~Kim Libertini
As the news reports increased and the hurricane storm in the Atlantic assembled, it was clear this storm would be catastrophic. The latest report had it classified as a Category 5, with wind speeds of 157mph or higher and enough intensity to level houses and destroy buildings. People were not just watching. They were engaging in conversations of deep sympathy. The news feeds were filled with stories of people assembling to pitch-in and offer help to the destroyed areas. I knew these acts of human kindness would continue until the devastated areas were rebuilt and thriving again. And it made me think.
Loss of a loved one is much like a Category 5 hurricane. It ensues complete devastation. Yet so many people I have spoken to report that shortly after loss there’s a dramatic reduction of support and little-to-no gestures of help. Those devastated by loss have to rebuild on their own. Why are humans less likely to sympathize with those suffering emotional devastation? Why is it acceptable to broadcast about communities that have been destroyed by storms but we fail to discuss how a family structure can be leveled by loss? Are emotions that intangible?

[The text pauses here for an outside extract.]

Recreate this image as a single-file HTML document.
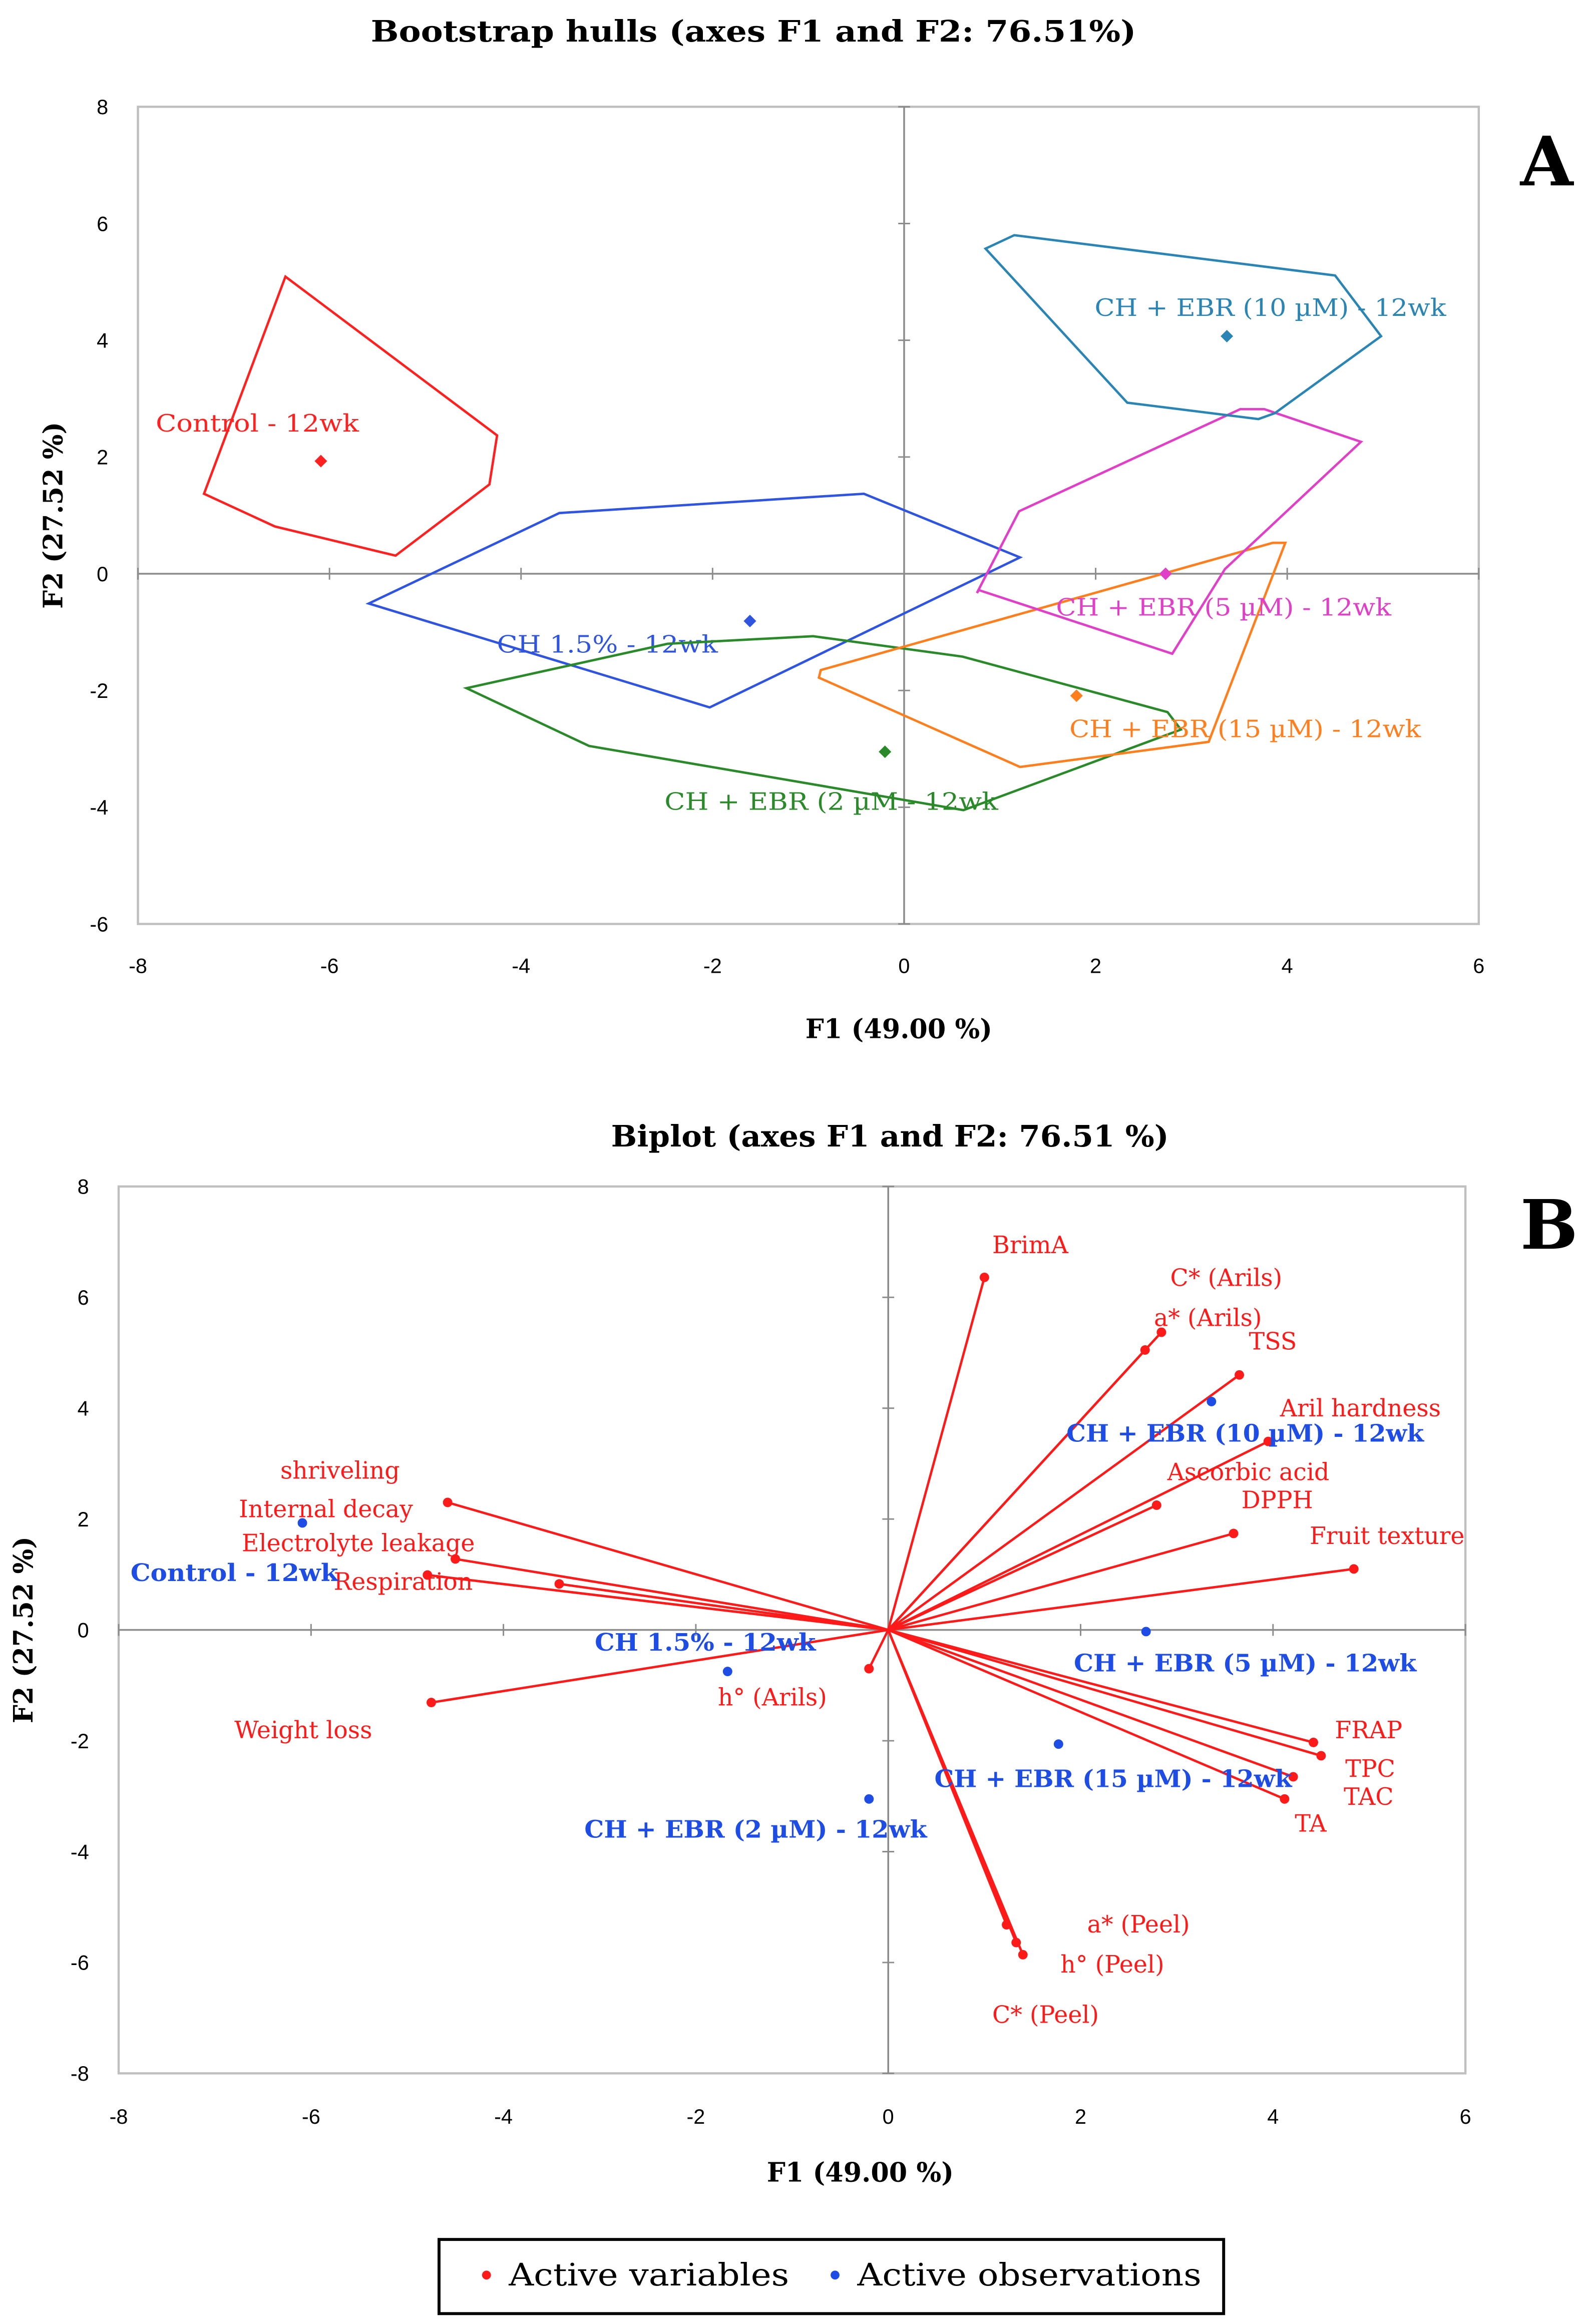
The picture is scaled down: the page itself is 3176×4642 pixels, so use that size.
<!DOCTYPE html>
<html><head><meta charset="utf-8"><style>
html,body{margin:0;padding:0;background:#fff;}
svg{display:block;font-family:"DejaVu Serif","Liberation Serif",serif;}
</style></head><body>
<svg id="fig" width="3176" height="4642" viewBox="0 0 1072 1567" preserveAspectRatio="none" xmlns="http://www.w3.org/2000/svg"></svg>
<script>
// ---------- Chart A data ----------
const hullNames = ["Control - 12wk","CH 1.5% - 12wk","CH + EBR (2 µM - 12wk","CH + EBR (15 µM) - 12wk","CH + EBR (5 µM) - 12wk","CH + EBR (10 µM) - 12wk"];
const hullColors = ["#ff2020","#2f55e0","#2a8a2a","#ff7f1e","#e040c8","#2a85b5"];
const hullCentroidX = [-6.09,-1.61,-0.20,1.80,2.73,3.37];
const hullCentroidY = [1.93,-0.81,-3.05,-2.09,0.00,4.07];
const hullPtsX = [
 [-6.46,-4.25,-4.33,-5.31,-6.57,-7.31],
 [-5.59,-3.60,-0.42,1.21,-2.03],
 [-4.57,-3.29,0.62,2.89,2.75,0.61,-0.95,-2.47],
 [-0.89,1.21,3.18,3.98,3.85,-0.87],
 [0.76,1.20,3.51,3.76,4.77,3.35,2.80,0.78],
 [0.85,1.15,4.50,4.98,3.87,3.70,2.33]];
const hullPtsY = [
 [5.09,2.37,1.53,0.31,0.81,1.37],
 [-0.51,1.04,1.37,0.28,-2.29],
 [-1.96,-2.95,-4.05,-2.67,-2.37,-1.42,-1.07,-1.20],
 [-1.78,-3.31,-2.88,0.53,0.53,-1.65],
 [-0.33,1.07,2.82,2.82,2.26,0.08,-1.37,-0.28],
 [5.57,5.80,5.11,4.07,2.75,2.65,2.93]];
const hullLabelX = [105,335,448,721,712,738];
const hullLabelY = [291,440,546,497,415,213];
const hullLabelW = [137,149,225,237,226,237];
const xTicksA = [-8,-6,-4,-2,0,2,4,6];
const yTicksA = [-6,-4,-2,0,2,4,6,8];
// ---------- Chart B data ----------
const varNames = ["BrimA","C* (Arils)","a* (Arils)","TSS","Aril hardness","Ascorbic acid","DPPH","Fruit texture","FRAP","TPC","TAC","TA","a* (Peel)","h° (Peel)","C* (Peel)","h° (Arils)","Weight loss","shriveling","Internal decay","Electrolyte leakage","Respiration"];
const varX = [1.00,2.84,2.67,3.65,3.95,2.79,3.59,4.84,4.42,4.50,4.21,4.12,1.23,1.33,1.40,-0.20,-4.75,-4.58,-4.50,-4.79,-3.42];
const varY = [6.36,5.37,5.05,4.60,3.40,2.25,1.74,1.10,-2.03,-2.27,-2.65,-3.05,-5.32,-5.64,-5.86,-0.70,-1.31,2.30,1.28,0.99,0.83];
const varLabelX = [669,789,778,842,863,787,837,883,900,907,906,873,733,715,669,484,158,189,161,163,225];
const varLabelY = [845,867,894,910,955,998,1017,1041,1172,1198,1217,1235,1303,1330,1364,1150,1172,997,1023,1046,1072];
const obsNames = ["Control - 12wk","CH 1.5% - 12wk","CH + EBR (2 µM) - 12wk","CH + EBR (15 µM) - 12wk","CH + EBR (5 µM) - 12wk","CH + EBR (10 µM) - 12wk"];
const obsX = [-6.09,-1.67,-0.20,1.77,2.68,3.36];
const obsY = [1.93,-0.75,-3.05,-2.06,-0.03,4.12];
const obsLabelX = [88,401,394,630,724,719];
const obsLabelY = [1066,1113,1239,1205,1127,972];
const obsLabelW = [140,149,231,241,231,241];
const xTicksB = [-8,-6,-4,-2,0,2,4,6];
const yTicksB = [-8,-6,-4,-2,0,2,4,6,8];

const NS="http://www.w3.org/2000/svg";
const svg=document.getElementById('fig');
function mk(tag,attrs,parent){const e=document.createElementNS(NS,tag);for(const k in attrs)e.setAttribute(k,attrs[k]);(parent||svg).appendChild(e);return e;}
function txt(s,attrs,parent){const e=mk('text',attrs,parent);e.textContent=s;return e;}

const A={l:93,r:997,t:72,b:623,x0:-8,x1:6,y0:-6,y1:8};
const B={l:80,r:988,t:800,b:1398,x0:-8,x1:6,y0:-8,y1:8};
function sx(P,v){return P.l+(v-P.x0)/(P.x1-P.x0)*(P.r-P.l);}
function sy(P,v){return P.b-(v-P.y0)/(P.y1-P.y0)*(P.b-P.t);}

function axes(P,xt,yt,title,titleX,titleY,titleW,tickY,xtitleX,xtitleY,ytitleX){
  const g=mk('g',{});
  
  
  const fr=mk('rect',{x:P.l,y:P.t,width:P.r-P.l,height:P.b-P.t,fill:'none',stroke:'#bfbfbf','stroke-width':1.5},g);
  
  
  const zx=sx(P,0),zy=sy(P,0);
  const ax=mk('line',{x1:P.l,x2:P.r,y1:zy,y2:zy,stroke:'#8c8c8c','stroke-width':1.2},g);
  
  
  const ay=mk('line',{x1:zx,x2:zx,y1:P.t,y2:P.b,stroke:'#8c8c8c','stroke-width':1.2},g);
  
  
  xt.forEach(v=>{
    mk('line',{x1:sx(P,v),x2:sx(P,v),y1:zy-4,y2:zy+4,stroke:'#8c8c8c','stroke-width':1},g);
    const t=txt(String(v),{x:sx(P,v),y:tickY,'font-size':14,'font-family':'Liberation Sans, sans-serif','text-anchor':'middle',fill:'#000'},g);
    
    
  });
  yt.forEach(v=>{
    mk('line',{x1:zx-4,x2:zx+4,y1:sy(P,v),y2:sy(P,v),stroke:'#8c8c8c','stroke-width':1},g);
    const t=txt(String(v),{x:P.l-20,y:sy(P,v)+5,'font-size':14,'font-family':'Liberation Sans, sans-serif','text-anchor':'end',fill:'#000'},g);
    
    
  });
  const tt=txt(title,{x:titleX,y:titleY,'font-size':20,'font-weight':'bold','text-anchor':'middle',textLength:titleW,lengthAdjust:'spacingAndGlyphs'},g);
  
  
  const xl=txt('F1 (49.00 %)',{x:xtitleX,y:xtitleY,'font-size':18,'font-weight':'bold','text-anchor':'middle',textLength:126,lengthAdjust:'spacingAndGlyphs'},g);
  
  
  const cy=(P.t+P.b)/2;
  const yl=txt('F2 (27.52 %)',{x:ytitleX,y:cy,'font-size':18,'font-weight':'bold','text-anchor':'middle',textLength:126,lengthAdjust:'spacingAndGlyphs',transform:`rotate(-90 ${ytitleX} ${cy})`},g);
  
  
}

// ---- Chart A ----
axes(A,xTicksA,yTicksA,'Bootstrap hulls (axes F1 and F2: 76.51%)',508,28,516,656,606,700,42);
const la=txt('A',{x:1025,y:125,'font-size':46,'font-weight':'bold'});


hullNames.forEach((n,i)=>{
  const pts=hullPtsX[i].map((x,j)=>sx(A,x)+','+sy(A,hullPtsY[i][j])).join(' ');
  const p=mk('polygon',{points:pts,fill:'none',stroke:hullColors[i],'stroke-width':1.6});
  
  
  const c=mk('rect',{x:sx(A,hullCentroidX[i])-3,y:sy(A,hullCentroidY[i])-3,width:6,height:6,fill:hullColors[i],transform:`rotate(45 ${sx(A,hullCentroidX[i])} ${sy(A,hullCentroidY[i])})`});
  
  
  const t=txt(n,{x:hullLabelX[i],y:hullLabelY[i],'font-size':16,fill:hullColors[i],textLength:hullLabelW[i],lengthAdjust:'spacingAndGlyphs'});
  
  
});

// ---- Chart B ----
axes(B,xTicksB,yTicksB,'Biplot (axes F1 and F2: 76.51 %)',600,773,376,1432,580,1471,22);
const lb=txt('B',{x:1025,y:842,'font-size':46,'font-weight':'bold'});


const ox=sx(B,0),oy=sy(B,0);
varNames.forEach((n,i)=>{
  const x=sx(B,varX[i]),y=sy(B,varY[i]);
  const l=mk('line',{x1:ox,y1:oy,x2:x,y2:y,stroke:'#ff1a1a','stroke-width':1.6});
  
  
  const c=mk('circle',{cx:x,cy:y,r:3.2,fill:'#ff1a1a'});
  
  
  const t=txt(n,{x:varLabelX[i],y:varLabelY[i],'font-size':16,fill:'#ff1a1a'});
  
  
});
obsNames.forEach((n,i)=>{
  const c=mk('circle',{cx:sx(B,obsX[i]),cy:sy(B,obsY[i]),r:3.2,fill:'#1e4de6'});
  
  
  const t=txt(n,{x:obsLabelX[i],y:obsLabelY[i],'font-size':16,'font-weight':'bold',fill:'#1e4de6',textLength:obsLabelW[i],lengthAdjust:'spacingAndGlyphs'});
  
  
});

// ---- Legend ----
const lg=mk('g',{});


mk('rect',{x:296,y:1510,width:529,height:50,fill:'#fff',stroke:'#000','stroke-width':2},lg);
const c1=mk('circle',{cx:328,cy:1534,r:3,fill:'#ff1a1a'},lg);


const t1=txt('Active variables',{x:343,y:1541,'font-size':21,textLength:189,lengthAdjust:'spacingAndGlyphs'},lg);


const c2=mk('circle',{cx:563,cy:1534,r:3,fill:'#1e4de6'},lg);


const t2=txt('Active observations',{x:578,y:1541,'font-size':21,textLength:232,lengthAdjust:'spacingAndGlyphs'},lg);


</script>
</body></html>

We need to speak more freely about loss and grief. The more we articulate these emotions the more tangible the road of grief will become. Humans will be able to relate, if we give them visions of what emotional loss looks like. Ultimately, if we normalize grief, when the Cat 5 of life hits, we will increase the longevity of grief support for those having to rebuild. This is why I will keep blogging about grief and loss. I hope you too will help fuel compassion and support the grief conversation.